Here's what was returned after running the code.

library(LexisNexisTools)

data <- lnt_read("~/Files(10).DOCX", author_keyword = "^Byline:", verbose = FALSE) Reading DOCX files from Nexis Uni is experimental. Please report any problems in this issue: https://github.com/JBGruber/LexisNexisTools/issues/7

data@meta$Author [1] " Christopher Flavelle Highlight: The world's land is being exploited at an “unprecedented” rate, a United Nations report on climate change warns, putting pressure on food production and amplifying the risk of mass migration."
[2] " Rod Schoonover Highlight: Politics intruded on science and intelligence. That’s why I quit my job as an analyst for the State Department."
[3] " By NATHANIEL RICH Nathaniel Rich is a writer at large for The New York Times Magazine, for which he has written about immortal jellyfish, a 47-hour train ride between New Orleans and Los Angeles and a lawyer's campaign to expose DuPont's profligate use of a toxic chemical. He is the author of three novels, including ''King Zeno,'' which was published in January. George Steinmetz is a photographer who specializes in aerial imagery. He has won numerous awards including three prizes from World Press Photo and the Environmental Vision Award for his work on large-scale agriculture. He has published four books of photography, including his latest, ''New York Air: The View From Above.'' With additional reporting by Jaime Lowe, who is a frequent contributor to the magazine and the author of ''Mental: Lithium, Love and Losing My Mind.'' She previously wrote a feature about the incarcerated women who fight California wildfires." [4] " By ALAN SANO Body"
[5] NA
[6] " By KENDRA PIERRE-LOUIS Body"
[7] " THE LEARNING NETWORK Highlight: A special Earth Day guest lesson, written with NASA’s Goddard Institute for Space Studies, a leader in global climate change research, and the Columbia University Earth Institute. It offers resources for teaching about this issue, while addressing important 21st-century literacy skills."
[8] " Kendra Pierre-Louis Highlight: The average number of heat waves in 50 major American cities has tripled since the 1960s."
[9] " Kendra Pierre-Louis Highlight: The average number of heat waves in 50 major American cities has tripled since the 1960s."
[10] " Henry Fountain Highlight: The four-day hot spell was rare for France and the Netherlands, researchers say, but it used to be a lot rarer."

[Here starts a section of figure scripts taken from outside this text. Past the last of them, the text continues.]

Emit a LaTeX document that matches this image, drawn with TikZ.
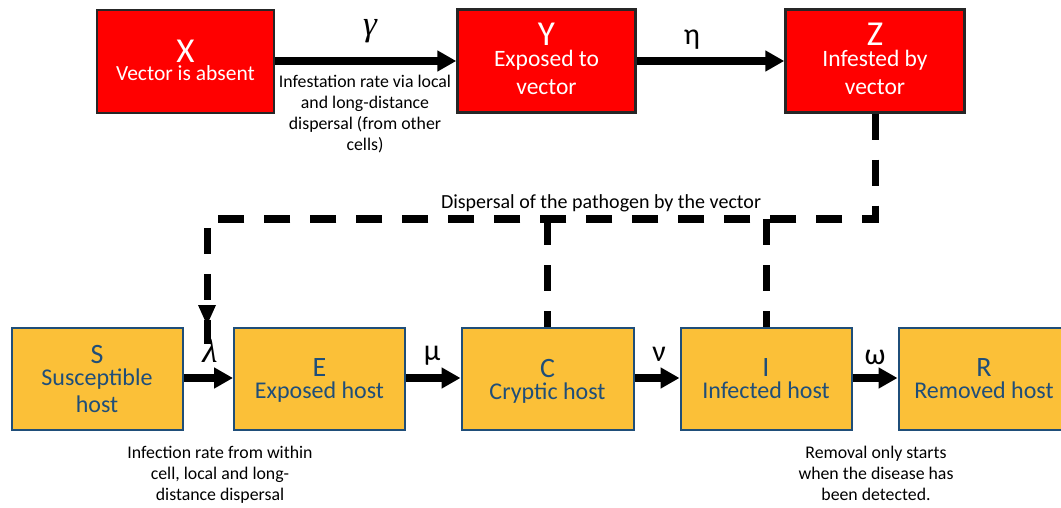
\documentclass[tikz,border=0pt]{standalone}
\usepackage{fontspec}
\setmainfont{Carlito}
\newfontfamily\greekit{Liberation Serif}
\usetikzlibrary{arrows.meta}
\definecolor{vred}{RGB}{255,0,0}
\definecolor{vborder}{RGB}{38,38,38}
\definecolor{hfill}{RGB}{251,192,56}
\definecolor{hborder}{RGB}{31,78,121}
\definecolor{htext}{RGB}{31,78,121}
\newcommand{\fsz}[1]{\fontsize{#1}{#1}\selectfont}
\newcommand{\lines}[2]{\fontsize{#1}{#2}\selectfont\lineskiplimit=-100pt\relax}
\begin{document}
\begin{tikzpicture}[x=1pt,y=-1pt,
  vbox/.style={draw=vborder,fill=vred,line width=2.5pt,inner sep=0pt,minimum width=177pt,minimum height=103pt,
    align=center,text=white,font=\lines{23.5}{21}},
  hbox/.style={draw=hborder,fill=hfill,line width=2pt,inner sep=0pt,minimum width=171pt,minimum height=102pt,
    align=center,text=htext,font=\lines{24}{22}},
  vbig/.style={font=\fsz{35}},
  note/.style={anchor=north,inner sep=0pt,align=center,text=black,font=\lines{17.8}{21}},
  greek/.style={anchor=base,inner sep=0pt,text=black,font=\fsz{30}},
  greekit/.style={anchor=base,inner sep=0pt,text=black,font=\greekit\itshape\fsz{35}},
  flow/.style={line width=7.5pt,-{Triangle[length=19pt,width=20pt]}},
  dashline/.style={line width=7pt,dash pattern=on 26pt off 20pt},
]
\path[use as bounding box] (0,0) rectangle (1061,508);

% vector boxes
\node[vbox,font=\lines{21.5}{18},text depth=3pt] (X) at (185.5,61.5) {{\fsz{35}X}\\Vector is absent};
\node[vbox,minimum width=178pt,text depth=5pt] (Y) at (546.5,61) {{\fsz{35}Y}\\Exposed to\\[7pt]vector};
\node[vbox,minimum width=179pt,text depth=5pt] (Z) at (875,61) {{\fsz{35}Z}\\Infested by\\[7pt]vector};

% host boxes
\node[hbox,text depth=1pt] (S) at (97,379) {{\fsz{28}S}\\Susceptible\\[5pt]host};
\node[hbox,text depth=0pt] (E) at (319.5,379) {{\fsz{28}E}\\Exposed host};
\node[hbox,minimum width=172pt,text depth=0pt] (C) at (547.5,379) {{\fsz{28}C}\\Cryptic host};
\node[hbox,text depth=0pt] (I) at (766,379) {{\fsz{28}I}\\Infected host};
\node[hbox,text depth=0pt] (R) at (984,379) {{\fsz{28}R}\\Removed host};

% top arrows
\draw[flow] (X.east |- 0,61) -- (Y.west |- 0,61);
\draw[flow] (Y.east |- 0,61) -- (Z.west |- 0,61);
\node[greekit] (gam) at (370,36) {γ};
\node[greek] (eta) at (692,45) {η};
\node[note] (inf) at (365,74.5) {Infestation rate via local\\and long-distance\\dispersal (from other\\cells)};

% bottom arrows
\draw[flow] (S.east |- 0,378) -- (E.west |- 0,378);
\draw[flow] (E.east |- 0,378) -- (C.west |- 0,378);
\draw[flow] (C.east |- 0,378) -- (I.west |- 0,378);
\draw[flow] (I.east |- 0,378) -- (R.west |- 0,378);
\node[greekit] (lam) at (210,362) {λ};
\node[greek] (mu) at (432,360) {μ};
\node[greek] (nu) at (659,361) {ν};
\node[greek] (om) at (875,364) {ω};

% dispersal by vector (dashed)
\coordinate (dr) at (875,219);
\coordinate (dl) at (207,219);
\coordinate (tip) at (207,325);
\coordinate (dc) at (547.5,219);
\coordinate (di) at (766,219);
\draw[dashline] (Z.south -| dr) -- (dr) -- (dl) -- ([yshift=-19pt]tip);
\fill (tip) -- ++(-9,-20) -- ++(18,0) -- cycle;
\draw[dashline] (dc) -- (C.north);
\draw[dashline] (di) -- (I.north);
\node[anchor=base,inner sep=0pt,font=\fsz{20}] (disp) at (601,208) {Dispersal of the pathogen by the vector};

% notes
\node[note] (infc) at (220,445.5) {Infection rate from within\\cell, local and long-\\distance dispersal};
\node[note] (rem) at (876,445.5) {Removal only starts\\when the disease has\\been detected.};
\end{tikzpicture}
\end{document}
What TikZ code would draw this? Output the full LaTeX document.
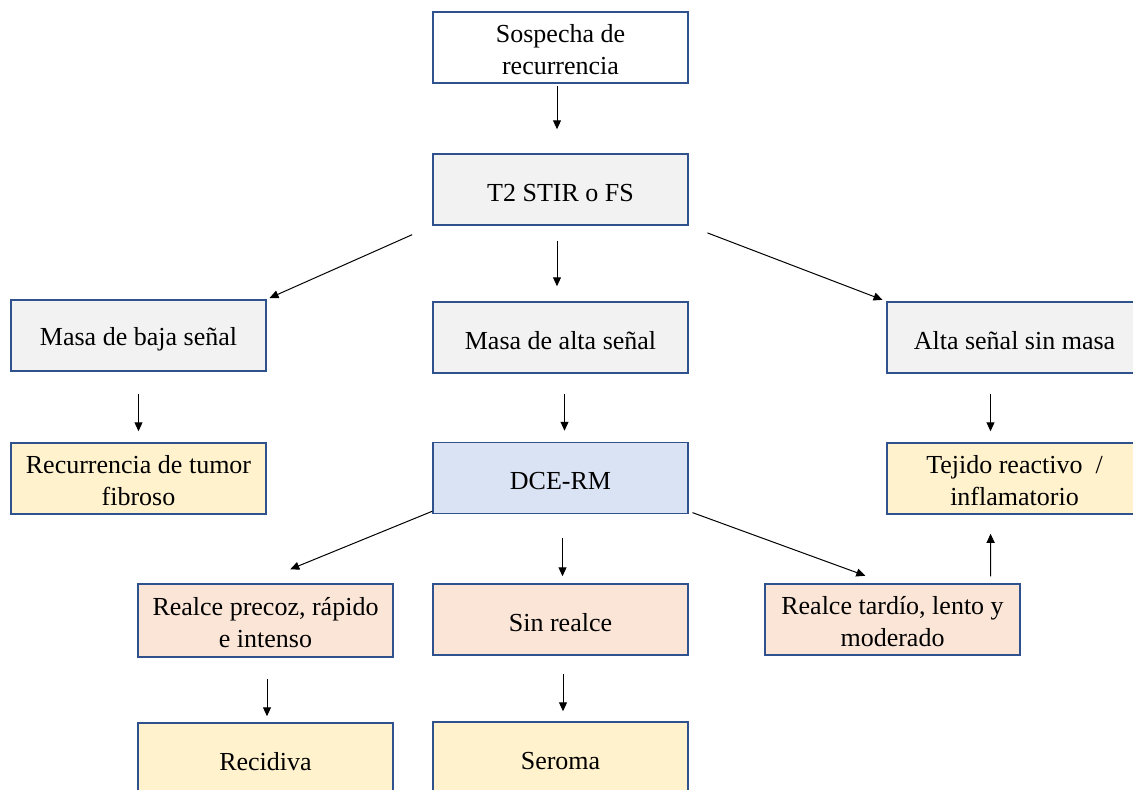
\documentclass[tikz,border=0pt]{standalone}
\usepackage{fontspec}
\setmainfont{Liberation Serif}
\usepackage{xcolor}
\usetikzlibrary{positioning,arrows.meta}

\definecolor{boxline}{HTML}{2F528F}
\definecolor{grayfill}{HTML}{F2F2F2}
\definecolor{bluefill}{HTML}{DAE3F3}
\definecolor{yellowfill}{HTML}{FFF2CC}
\definecolor{salmonfill}{HTML}{FBE5D6}
\newcommand{\boxstrut}{\rule[-1.4pt]{0pt}{14.4pt}}

\begin{document}
\begin{tikzpicture}[
  x=0.5pt, y=-0.5pt,
  box/.style={draw=boxline, line width=0.75pt, minimum width=127.5pt, minimum height=35.5pt,
              font=\fontsize{13}{16}\selectfont, align=center, inner sep=0pt},
  oneline/.style={execute at begin node=\boxstrut},
  twoline/.style={text height=28pt, text depth=0.9pt},
  arr/.style={-{Triangle[length=4.5pt,width=4pt]}, line width=0.5pt}
]
\useasboundingbox (0,0) rectangle (1133,789);
% first rows
\node[box, twoline, fill=white] (sosp) at (560.5,47.5) {Sospecha de\\recurrencia};
\node[box, oneline, fill=grayfill] (t2) at (560.5,189.5) {T2 STIR o FS};
\node[box, oneline, fill=grayfill] (baja) at (138.5,335.5) {Masa de baja señal};
\node[box, oneline, fill=grayfill] (alta) at (560.5,337.5) {Masa de alta señal};
\node[box, oneline, fill=grayfill] (sinmasa) at (1014.5,337.5) {Alta señal sin masa};
% second level
\node[box, twoline, fill=yellowfill] (fibroso) at (138.5,478.5) {Recurrencia de tumor\\fibroso};
\node[box, oneline, fill=bluefill] (dce) at (560.5,478) {DCE-RM};
\node[box, twoline, fill=yellowfill] (tejido) at (1014.5,478.5) {Tejido reactivo \ /\\inflamatorio};
% enhancement
\node[box, twoline, fill=salmonfill, minimum height=36.5pt] (precoz) at (265.5,620.5) {Realce precoz, rápido\\e intenso};
\node[box, oneline, fill=salmonfill] (sinreal) at (560.5,619.5) {Sin realce};
\node[box, twoline, fill=salmonfill] (tardio) at (892.5,619.5) {Realce tardío, lento y\\moderado};
\node[box, oneline, fill=yellowfill] (recidiva) at (265.5,758.5) {Recidiva};
\node[box, oneline, fill=yellowfill] (seroma) at (560.5,757.5) {Seroma};

\draw[arr, shorten <=1pt, shorten >=12pt] ([xshift=-1.75pt]sosp.south) -- ([xshift=-1.75pt]t2.north);
\draw[arr, shorten <=11pt, shorten >=1.5pt] (t2.south west) -- (baja.north east);
\draw[arr, shorten <=7.5pt, shorten >=7.5pt] ([xshift=-1.75pt]t2.south) -- ([xshift=-1.75pt]alta.north);
\draw[arr, shorten <=10pt, shorten >=2pt] (t2.south east) -- (sinmasa.north west);
\draw[arr, shorten <=11pt, shorten >=5.5pt] (baja) -- (fibroso);
\draw[arr, shorten <=10pt, shorten >=5.5pt] ([xshift=2pt]alta.south) -- ([xshift=2pt]dce.north);
\draw[arr, shorten <=10pt, shorten >=5.5pt] ([xshift=-12pt]sinmasa.south) -- ([xshift=-12pt]tejido.north);
\draw[arr, shorten >=18.5pt] ([yshift=1.5pt]dce.south west) -- ([xshift=-4.75pt]precoz.north);
\draw[arr, shorten <=12pt, shorten >=3.5pt] ([xshift=1pt]dce.south) -- ([xshift=1pt]sinreal.north);
\draw[arr, shorten <=2pt, shorten >=11pt] ([yshift=1.5pt]dce.south east) -- ([xshift=-3.25pt]tardio.north);
\draw[arr, shorten <=3.5pt, shorten >=9.5pt] ([xshift=-15pt]tardio.north east) -- ([xshift=-12pt]tejido.south);
\draw[arr, shorten <=10.5pt, shorten >=3pt] ([xshift=0.75pt]precoz.south) -- ([xshift=0.75pt]recidiva.north);
\draw[arr, shorten <=9pt, shorten >=5pt] ([xshift=1.25pt]sinreal.south) -- ([xshift=1.25pt]seroma.north);
\end{tikzpicture}
\end{document}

JBGruber commented 5 years ago

Thanks. It looks to me like the file was read in with a slightly different encoding on your machine. I have no idea why that might happen tbh. I changed the relevant code and made it explicit that UTF-8 should be used while reading the file in. Please install the newest version and let me know if the behaviour changes.

JBGruber commented 5 years ago

Did you have the chance to test this with the new version (packageDate("LexisNexisTools") "2019-08-16")?